• [Given information]:
☆ ☆ ☆ ☆ ☆

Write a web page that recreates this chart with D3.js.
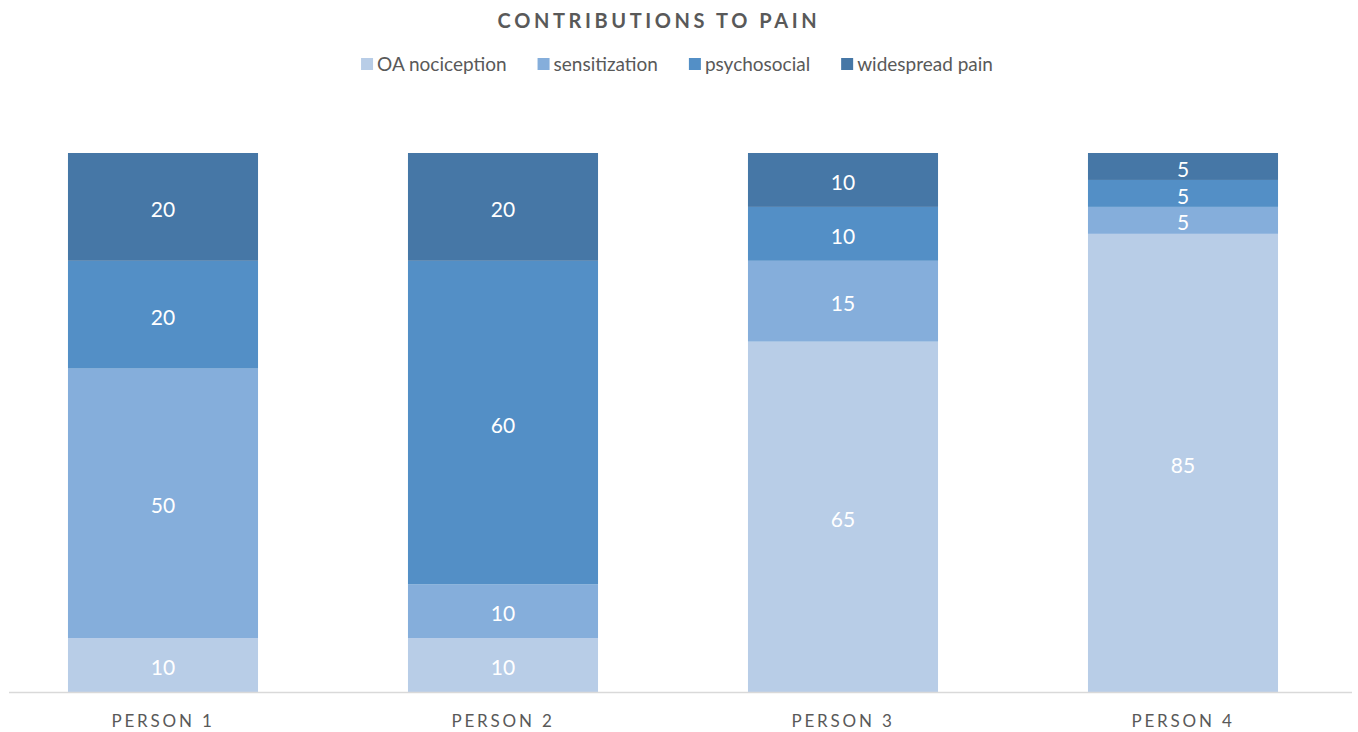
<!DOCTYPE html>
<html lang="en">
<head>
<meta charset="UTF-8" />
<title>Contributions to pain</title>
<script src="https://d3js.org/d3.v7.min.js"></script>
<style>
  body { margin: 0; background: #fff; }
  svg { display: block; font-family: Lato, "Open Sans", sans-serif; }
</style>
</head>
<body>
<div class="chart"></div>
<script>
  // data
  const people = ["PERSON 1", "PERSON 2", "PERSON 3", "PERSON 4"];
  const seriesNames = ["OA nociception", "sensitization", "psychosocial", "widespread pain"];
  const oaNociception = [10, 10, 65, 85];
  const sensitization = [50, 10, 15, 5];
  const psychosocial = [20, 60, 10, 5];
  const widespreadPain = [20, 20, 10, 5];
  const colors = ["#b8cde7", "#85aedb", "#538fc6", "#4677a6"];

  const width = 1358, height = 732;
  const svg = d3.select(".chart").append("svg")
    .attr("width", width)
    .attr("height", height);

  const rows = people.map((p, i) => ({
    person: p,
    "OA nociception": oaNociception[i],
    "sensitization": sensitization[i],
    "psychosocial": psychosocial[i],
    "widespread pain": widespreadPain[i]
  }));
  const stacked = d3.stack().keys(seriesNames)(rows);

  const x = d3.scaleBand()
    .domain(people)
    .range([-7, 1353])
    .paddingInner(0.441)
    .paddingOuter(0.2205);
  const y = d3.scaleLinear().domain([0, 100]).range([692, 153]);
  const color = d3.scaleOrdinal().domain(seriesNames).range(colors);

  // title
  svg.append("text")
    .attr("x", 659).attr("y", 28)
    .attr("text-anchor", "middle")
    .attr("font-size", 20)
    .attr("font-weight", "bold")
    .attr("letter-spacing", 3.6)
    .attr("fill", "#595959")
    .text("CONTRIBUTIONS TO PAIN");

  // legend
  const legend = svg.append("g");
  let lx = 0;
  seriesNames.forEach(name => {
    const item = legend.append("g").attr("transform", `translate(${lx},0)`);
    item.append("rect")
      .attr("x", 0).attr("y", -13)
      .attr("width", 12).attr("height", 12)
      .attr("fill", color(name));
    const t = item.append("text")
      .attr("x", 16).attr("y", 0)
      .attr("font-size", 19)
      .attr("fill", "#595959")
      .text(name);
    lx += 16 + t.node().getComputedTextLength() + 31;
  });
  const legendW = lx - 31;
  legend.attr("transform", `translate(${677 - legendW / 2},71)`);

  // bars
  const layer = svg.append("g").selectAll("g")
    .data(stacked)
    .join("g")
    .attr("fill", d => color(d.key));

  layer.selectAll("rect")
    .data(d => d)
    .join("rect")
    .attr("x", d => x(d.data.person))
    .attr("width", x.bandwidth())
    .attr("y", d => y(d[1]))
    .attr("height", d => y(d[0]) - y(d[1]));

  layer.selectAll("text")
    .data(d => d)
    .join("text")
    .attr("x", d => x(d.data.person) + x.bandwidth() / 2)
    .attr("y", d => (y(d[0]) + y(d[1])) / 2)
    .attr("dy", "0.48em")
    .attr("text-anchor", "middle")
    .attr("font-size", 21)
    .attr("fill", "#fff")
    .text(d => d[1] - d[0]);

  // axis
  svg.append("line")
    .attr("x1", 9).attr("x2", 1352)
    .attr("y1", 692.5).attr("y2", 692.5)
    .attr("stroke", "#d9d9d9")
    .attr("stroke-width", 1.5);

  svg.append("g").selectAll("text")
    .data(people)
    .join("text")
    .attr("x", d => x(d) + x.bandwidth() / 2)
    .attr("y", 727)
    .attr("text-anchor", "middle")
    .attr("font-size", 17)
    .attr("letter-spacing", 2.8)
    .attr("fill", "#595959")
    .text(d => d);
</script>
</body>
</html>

☆ ☆ ☆ ☆ ☆

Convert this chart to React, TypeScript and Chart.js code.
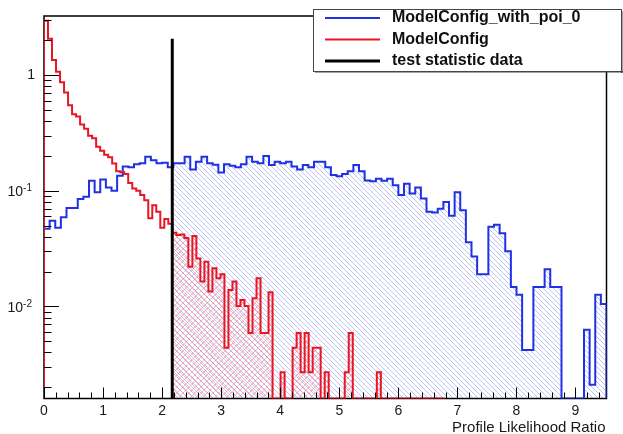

☆ ☆ ☆ ☆ ☆

• [What the task asks]: Copy exactly the part of the material above that opens with the line containing "Write a web" and closes with the line containing "const stacked = d3.stack().keys(seriesNames)(rows);", ends included. Drop the images.

• [Result]:
Write a web page that recreates this chart with D3.js.
<!DOCTYPE html>
<html lang="en">
<head>
<meta charset="UTF-8" />
<title>Contributions to pain</title>
<script src="https://d3js.org/d3.v7.min.js"></script>
<style>
  body { margin: 0; background: #fff; }
  svg { display: block; font-family: Lato, "Open Sans", sans-serif; }
</style>
</head>
<body>
<div class="chart"></div>
<script>
  // data
  const people = ["PERSON 1", "PERSON 2", "PERSON 3", "PERSON 4"];
  const seriesNames = ["OA nociception", "sensitization", "psychosocial", "widespread pain"];
  const oaNociception = [10, 10, 65, 85];
  const sensitization = [50, 10, 15, 5];
  const psychosocial = [20, 60, 10, 5];
  const widespreadPain = [20, 20, 10, 5];
  const colors = ["#b8cde7", "#85aedb", "#538fc6", "#4677a6"];

  const width = 1358, height = 732;
  const svg = d3.select(".chart").append("svg")
    .attr("width", width)
    .attr("height", height);

  const rows = people.map((p, i) => ({
    person: p,
    "OA nociception": oaNociception[i],
    "sensitization": sensitization[i],
    "psychosocial": psychosocial[i],
    "widespread pain": widespreadPain[i]
  }));
  const stacked = d3.stack().keys(seriesNames)(rows);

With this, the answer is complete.